** start Data shown **

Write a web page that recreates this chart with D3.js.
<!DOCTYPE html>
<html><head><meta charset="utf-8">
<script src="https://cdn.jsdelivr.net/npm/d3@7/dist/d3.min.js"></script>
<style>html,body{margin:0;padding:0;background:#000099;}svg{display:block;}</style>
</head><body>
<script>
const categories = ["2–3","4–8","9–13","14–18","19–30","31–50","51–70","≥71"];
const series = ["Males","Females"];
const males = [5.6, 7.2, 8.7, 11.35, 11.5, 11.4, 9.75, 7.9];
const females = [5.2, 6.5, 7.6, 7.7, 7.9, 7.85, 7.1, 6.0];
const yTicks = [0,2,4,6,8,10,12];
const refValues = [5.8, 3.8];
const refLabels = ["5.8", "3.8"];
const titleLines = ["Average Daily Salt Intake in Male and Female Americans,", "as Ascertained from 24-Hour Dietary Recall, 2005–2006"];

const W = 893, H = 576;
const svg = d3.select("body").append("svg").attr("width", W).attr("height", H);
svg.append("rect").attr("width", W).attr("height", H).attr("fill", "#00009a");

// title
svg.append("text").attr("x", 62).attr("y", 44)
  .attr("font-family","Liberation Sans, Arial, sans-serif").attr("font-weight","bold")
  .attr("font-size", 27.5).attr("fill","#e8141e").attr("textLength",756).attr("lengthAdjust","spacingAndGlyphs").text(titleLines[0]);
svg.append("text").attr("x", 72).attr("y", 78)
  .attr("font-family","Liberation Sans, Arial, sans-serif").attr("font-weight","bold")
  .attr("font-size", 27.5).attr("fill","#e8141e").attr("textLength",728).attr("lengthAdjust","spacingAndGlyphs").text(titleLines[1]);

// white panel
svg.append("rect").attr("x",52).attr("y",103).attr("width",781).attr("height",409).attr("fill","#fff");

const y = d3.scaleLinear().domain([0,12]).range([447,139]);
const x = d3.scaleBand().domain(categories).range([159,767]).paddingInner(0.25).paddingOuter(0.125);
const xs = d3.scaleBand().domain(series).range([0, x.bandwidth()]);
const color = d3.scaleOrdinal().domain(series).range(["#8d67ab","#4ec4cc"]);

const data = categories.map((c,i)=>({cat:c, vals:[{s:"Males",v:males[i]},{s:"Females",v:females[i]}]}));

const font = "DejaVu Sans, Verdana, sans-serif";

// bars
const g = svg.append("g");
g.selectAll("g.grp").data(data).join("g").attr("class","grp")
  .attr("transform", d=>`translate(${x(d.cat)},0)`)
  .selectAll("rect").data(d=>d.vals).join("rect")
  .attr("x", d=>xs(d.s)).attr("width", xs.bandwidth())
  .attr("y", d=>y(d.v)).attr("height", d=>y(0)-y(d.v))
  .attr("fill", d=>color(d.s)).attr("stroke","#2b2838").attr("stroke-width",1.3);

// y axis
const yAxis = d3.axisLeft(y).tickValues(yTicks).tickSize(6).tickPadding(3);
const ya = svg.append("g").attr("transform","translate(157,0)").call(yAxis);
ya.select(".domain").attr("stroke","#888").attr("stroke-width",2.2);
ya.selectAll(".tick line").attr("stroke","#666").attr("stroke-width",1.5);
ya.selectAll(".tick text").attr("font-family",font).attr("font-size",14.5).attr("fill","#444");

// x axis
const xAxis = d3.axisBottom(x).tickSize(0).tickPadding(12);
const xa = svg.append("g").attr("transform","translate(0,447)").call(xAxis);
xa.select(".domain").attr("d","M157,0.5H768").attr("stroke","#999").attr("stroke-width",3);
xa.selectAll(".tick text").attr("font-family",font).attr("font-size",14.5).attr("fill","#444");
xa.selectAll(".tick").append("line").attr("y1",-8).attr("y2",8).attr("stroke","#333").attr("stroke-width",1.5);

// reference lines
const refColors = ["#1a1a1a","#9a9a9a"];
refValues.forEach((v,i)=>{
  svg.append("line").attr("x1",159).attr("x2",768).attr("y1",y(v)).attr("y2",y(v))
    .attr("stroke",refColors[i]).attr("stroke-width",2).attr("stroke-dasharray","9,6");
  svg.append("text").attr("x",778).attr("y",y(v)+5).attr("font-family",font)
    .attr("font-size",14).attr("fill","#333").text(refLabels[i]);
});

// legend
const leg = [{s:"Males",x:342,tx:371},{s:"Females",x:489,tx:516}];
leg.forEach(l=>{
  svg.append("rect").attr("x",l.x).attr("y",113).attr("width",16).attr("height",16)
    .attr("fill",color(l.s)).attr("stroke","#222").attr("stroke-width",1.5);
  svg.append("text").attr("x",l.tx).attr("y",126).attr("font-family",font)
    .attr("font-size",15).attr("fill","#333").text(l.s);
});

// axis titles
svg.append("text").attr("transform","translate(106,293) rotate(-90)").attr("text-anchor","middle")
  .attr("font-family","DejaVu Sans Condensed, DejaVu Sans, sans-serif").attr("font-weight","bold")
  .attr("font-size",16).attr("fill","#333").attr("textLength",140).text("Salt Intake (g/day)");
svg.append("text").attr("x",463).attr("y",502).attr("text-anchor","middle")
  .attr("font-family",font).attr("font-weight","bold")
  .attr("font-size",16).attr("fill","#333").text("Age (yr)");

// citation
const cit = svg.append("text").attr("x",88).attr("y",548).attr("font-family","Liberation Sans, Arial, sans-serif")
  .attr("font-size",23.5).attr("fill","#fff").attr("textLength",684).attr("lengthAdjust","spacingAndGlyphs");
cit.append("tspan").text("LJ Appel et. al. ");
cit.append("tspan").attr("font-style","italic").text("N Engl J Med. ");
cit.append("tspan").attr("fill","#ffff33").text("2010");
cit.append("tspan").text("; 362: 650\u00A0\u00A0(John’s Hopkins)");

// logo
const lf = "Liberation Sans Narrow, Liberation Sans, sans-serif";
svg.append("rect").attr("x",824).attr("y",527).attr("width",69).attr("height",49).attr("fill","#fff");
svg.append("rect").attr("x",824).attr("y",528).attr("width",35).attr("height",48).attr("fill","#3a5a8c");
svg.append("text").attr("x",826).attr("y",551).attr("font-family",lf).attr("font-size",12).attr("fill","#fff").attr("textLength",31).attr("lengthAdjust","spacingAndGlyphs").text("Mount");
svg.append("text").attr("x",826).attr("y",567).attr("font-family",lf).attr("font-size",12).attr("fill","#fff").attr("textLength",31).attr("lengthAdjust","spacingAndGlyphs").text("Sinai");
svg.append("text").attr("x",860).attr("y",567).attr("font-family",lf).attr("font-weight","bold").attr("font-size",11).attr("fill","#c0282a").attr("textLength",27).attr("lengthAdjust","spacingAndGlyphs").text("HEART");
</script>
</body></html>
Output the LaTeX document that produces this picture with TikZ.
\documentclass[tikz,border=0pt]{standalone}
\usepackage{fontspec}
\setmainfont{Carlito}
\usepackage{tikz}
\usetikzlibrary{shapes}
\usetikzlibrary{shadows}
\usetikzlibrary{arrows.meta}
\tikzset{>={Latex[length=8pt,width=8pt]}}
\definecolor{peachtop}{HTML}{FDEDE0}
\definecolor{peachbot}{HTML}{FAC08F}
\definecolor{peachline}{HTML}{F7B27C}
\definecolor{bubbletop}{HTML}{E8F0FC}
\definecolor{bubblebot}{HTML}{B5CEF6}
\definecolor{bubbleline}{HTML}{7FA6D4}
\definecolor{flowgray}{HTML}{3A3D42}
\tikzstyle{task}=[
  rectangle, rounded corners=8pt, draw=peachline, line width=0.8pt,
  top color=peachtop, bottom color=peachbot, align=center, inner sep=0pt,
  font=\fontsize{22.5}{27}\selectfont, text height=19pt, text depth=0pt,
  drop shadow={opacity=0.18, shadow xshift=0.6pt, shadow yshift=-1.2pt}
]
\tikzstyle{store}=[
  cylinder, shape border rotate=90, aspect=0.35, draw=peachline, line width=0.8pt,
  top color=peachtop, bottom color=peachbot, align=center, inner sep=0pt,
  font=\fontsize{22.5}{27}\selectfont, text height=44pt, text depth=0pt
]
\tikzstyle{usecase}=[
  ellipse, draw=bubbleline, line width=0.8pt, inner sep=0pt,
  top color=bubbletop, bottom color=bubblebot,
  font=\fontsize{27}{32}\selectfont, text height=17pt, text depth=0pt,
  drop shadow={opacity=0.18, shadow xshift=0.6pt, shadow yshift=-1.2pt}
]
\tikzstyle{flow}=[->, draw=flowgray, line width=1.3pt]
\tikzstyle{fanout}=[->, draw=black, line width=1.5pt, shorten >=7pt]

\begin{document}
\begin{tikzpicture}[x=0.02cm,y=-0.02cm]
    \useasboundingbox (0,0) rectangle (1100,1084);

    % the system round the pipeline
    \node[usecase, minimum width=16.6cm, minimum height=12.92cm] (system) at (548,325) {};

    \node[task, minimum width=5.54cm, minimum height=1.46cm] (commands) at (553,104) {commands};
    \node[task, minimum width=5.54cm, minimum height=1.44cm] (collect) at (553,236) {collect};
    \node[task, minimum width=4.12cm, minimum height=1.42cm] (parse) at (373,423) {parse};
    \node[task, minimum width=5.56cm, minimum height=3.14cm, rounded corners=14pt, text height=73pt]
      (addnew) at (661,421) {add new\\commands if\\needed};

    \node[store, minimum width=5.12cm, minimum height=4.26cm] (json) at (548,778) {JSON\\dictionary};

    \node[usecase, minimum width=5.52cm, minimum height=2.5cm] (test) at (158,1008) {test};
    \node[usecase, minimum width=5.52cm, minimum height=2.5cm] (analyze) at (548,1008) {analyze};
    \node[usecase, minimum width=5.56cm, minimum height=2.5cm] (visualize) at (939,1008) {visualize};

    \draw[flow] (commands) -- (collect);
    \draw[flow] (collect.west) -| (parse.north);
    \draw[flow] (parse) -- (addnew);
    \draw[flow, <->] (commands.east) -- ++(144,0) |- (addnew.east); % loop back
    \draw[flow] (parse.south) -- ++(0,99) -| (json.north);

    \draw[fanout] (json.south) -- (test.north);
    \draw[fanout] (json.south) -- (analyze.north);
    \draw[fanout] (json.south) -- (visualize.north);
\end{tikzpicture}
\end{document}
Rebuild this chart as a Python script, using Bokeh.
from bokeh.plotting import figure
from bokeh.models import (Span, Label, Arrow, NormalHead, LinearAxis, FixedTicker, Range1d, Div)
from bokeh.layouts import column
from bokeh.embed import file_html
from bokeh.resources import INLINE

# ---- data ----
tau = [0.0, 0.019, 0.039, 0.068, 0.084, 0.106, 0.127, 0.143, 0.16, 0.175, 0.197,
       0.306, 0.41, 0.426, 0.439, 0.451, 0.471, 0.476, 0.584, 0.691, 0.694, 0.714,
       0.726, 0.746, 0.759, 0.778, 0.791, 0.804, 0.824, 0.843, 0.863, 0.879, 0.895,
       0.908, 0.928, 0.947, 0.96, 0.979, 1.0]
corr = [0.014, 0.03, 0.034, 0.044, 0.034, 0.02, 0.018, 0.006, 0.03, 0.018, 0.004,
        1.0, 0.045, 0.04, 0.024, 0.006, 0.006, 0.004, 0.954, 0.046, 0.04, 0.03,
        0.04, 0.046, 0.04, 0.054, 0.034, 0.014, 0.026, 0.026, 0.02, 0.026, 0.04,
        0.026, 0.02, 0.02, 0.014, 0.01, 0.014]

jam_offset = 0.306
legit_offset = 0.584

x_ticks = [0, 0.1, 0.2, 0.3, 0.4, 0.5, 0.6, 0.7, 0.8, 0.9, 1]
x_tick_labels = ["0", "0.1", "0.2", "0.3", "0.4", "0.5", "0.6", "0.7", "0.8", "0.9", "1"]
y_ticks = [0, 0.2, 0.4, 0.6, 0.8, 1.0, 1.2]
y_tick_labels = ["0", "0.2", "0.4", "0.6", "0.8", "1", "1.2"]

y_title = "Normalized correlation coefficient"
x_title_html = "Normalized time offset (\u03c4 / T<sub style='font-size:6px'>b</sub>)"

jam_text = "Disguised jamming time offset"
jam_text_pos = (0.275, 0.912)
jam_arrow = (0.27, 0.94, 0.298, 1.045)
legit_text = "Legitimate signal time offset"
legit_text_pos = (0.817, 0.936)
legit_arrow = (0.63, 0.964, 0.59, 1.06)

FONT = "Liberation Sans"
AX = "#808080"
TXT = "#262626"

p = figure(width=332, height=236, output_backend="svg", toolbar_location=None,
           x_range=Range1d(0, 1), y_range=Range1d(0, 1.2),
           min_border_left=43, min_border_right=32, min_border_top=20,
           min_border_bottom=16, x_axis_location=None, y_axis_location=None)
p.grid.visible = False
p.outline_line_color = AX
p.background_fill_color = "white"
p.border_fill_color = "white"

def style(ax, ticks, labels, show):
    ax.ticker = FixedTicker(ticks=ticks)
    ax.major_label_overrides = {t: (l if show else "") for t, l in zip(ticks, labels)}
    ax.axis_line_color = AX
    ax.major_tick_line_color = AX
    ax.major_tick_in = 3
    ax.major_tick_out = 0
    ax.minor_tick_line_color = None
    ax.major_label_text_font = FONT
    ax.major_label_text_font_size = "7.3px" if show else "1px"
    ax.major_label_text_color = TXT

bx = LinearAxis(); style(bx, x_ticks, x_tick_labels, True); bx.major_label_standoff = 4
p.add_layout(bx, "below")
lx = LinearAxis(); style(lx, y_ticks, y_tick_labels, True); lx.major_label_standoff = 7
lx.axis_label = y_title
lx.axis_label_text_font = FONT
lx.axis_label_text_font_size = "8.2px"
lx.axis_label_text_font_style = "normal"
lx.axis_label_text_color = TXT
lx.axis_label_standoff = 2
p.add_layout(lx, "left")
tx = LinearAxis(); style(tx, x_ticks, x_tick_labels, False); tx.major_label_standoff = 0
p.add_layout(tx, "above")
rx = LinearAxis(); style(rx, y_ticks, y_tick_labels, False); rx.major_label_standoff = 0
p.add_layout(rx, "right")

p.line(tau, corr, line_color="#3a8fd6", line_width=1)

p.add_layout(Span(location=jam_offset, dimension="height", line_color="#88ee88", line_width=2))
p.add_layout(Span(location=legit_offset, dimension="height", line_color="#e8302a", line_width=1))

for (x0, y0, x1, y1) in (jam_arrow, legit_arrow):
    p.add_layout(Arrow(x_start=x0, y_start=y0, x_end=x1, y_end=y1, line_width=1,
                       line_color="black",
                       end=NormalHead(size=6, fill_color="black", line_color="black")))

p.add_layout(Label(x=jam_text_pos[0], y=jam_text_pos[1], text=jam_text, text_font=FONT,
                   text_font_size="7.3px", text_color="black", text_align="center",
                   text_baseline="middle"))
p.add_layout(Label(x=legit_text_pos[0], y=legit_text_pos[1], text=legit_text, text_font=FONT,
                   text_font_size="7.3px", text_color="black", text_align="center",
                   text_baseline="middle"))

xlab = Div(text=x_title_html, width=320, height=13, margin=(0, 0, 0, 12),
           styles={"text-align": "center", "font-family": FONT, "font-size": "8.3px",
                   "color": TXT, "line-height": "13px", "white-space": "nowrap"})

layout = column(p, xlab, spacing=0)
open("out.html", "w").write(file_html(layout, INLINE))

** end Data shown **

_Your objective_
Print only the run of lines that begins with the line containing "Output the LaTeX" and ends with the line containing "minimum width=16.6cm, minimum", both included, exactly as they read.

_Answer below_
Output the LaTeX document that produces this picture with TikZ.
\documentclass[tikz,border=0pt]{standalone}
\usepackage{fontspec}
\setmainfont{Carlito}
\usepackage{tikz}
\usetikzlibrary{shapes}
\usetikzlibrary{shadows}
\usetikzlibrary{arrows.meta}
\tikzset{>={Latex[length=8pt,width=8pt]}}
\definecolor{peachtop}{HTML}{FDEDE0}
\definecolor{peachbot}{HTML}{FAC08F}
\definecolor{peachline}{HTML}{F7B27C}
\definecolor{bubbletop}{HTML}{E8F0FC}
\definecolor{bubblebot}{HTML}{B5CEF6}
\definecolor{bubbleline}{HTML}{7FA6D4}
\definecolor{flowgray}{HTML}{3A3D42}
\tikzstyle{task}=[
  rectangle, rounded corners=8pt, draw=peachline, line width=0.8pt,
  top color=peachtop, bottom color=peachbot, align=center, inner sep=0pt,
  font=\fontsize{22.5}{27}\selectfont, text height=19pt, text depth=0pt,
  drop shadow={opacity=0.18, shadow xshift=0.6pt, shadow yshift=-1.2pt}
]
\tikzstyle{store}=[
  cylinder, shape border rotate=90, aspect=0.35, draw=peachline, line width=0.8pt,
  top color=peachtop, bottom color=peachbot, align=center, inner sep=0pt,
  font=\fontsize{22.5}{27}\selectfont, text height=44pt, text depth=0pt
]
\tikzstyle{usecase}=[
  ellipse, draw=bubbleline, line width=0.8pt, inner sep=0pt,
  top color=bubbletop, bottom color=bubblebot,
  font=\fontsize{27}{32}\selectfont, text height=17pt, text depth=0pt,
  drop shadow={opacity=0.18, shadow xshift=0.6pt, shadow yshift=-1.2pt}
]
\tikzstyle{flow}=[->, draw=flowgray, line width=1.3pt]
\tikzstyle{fanout}=[->, draw=black, line width=1.5pt, shorten >=7pt]

\begin{document}
\begin{tikzpicture}[x=0.02cm,y=-0.02cm]
    \useasboundingbox (0,0) rectangle (1100,1084);

    % the system round the pipeline
    \node[usecase, minimum width=16.6cm, minimum height=12.92cm] (system) at (548,325) {};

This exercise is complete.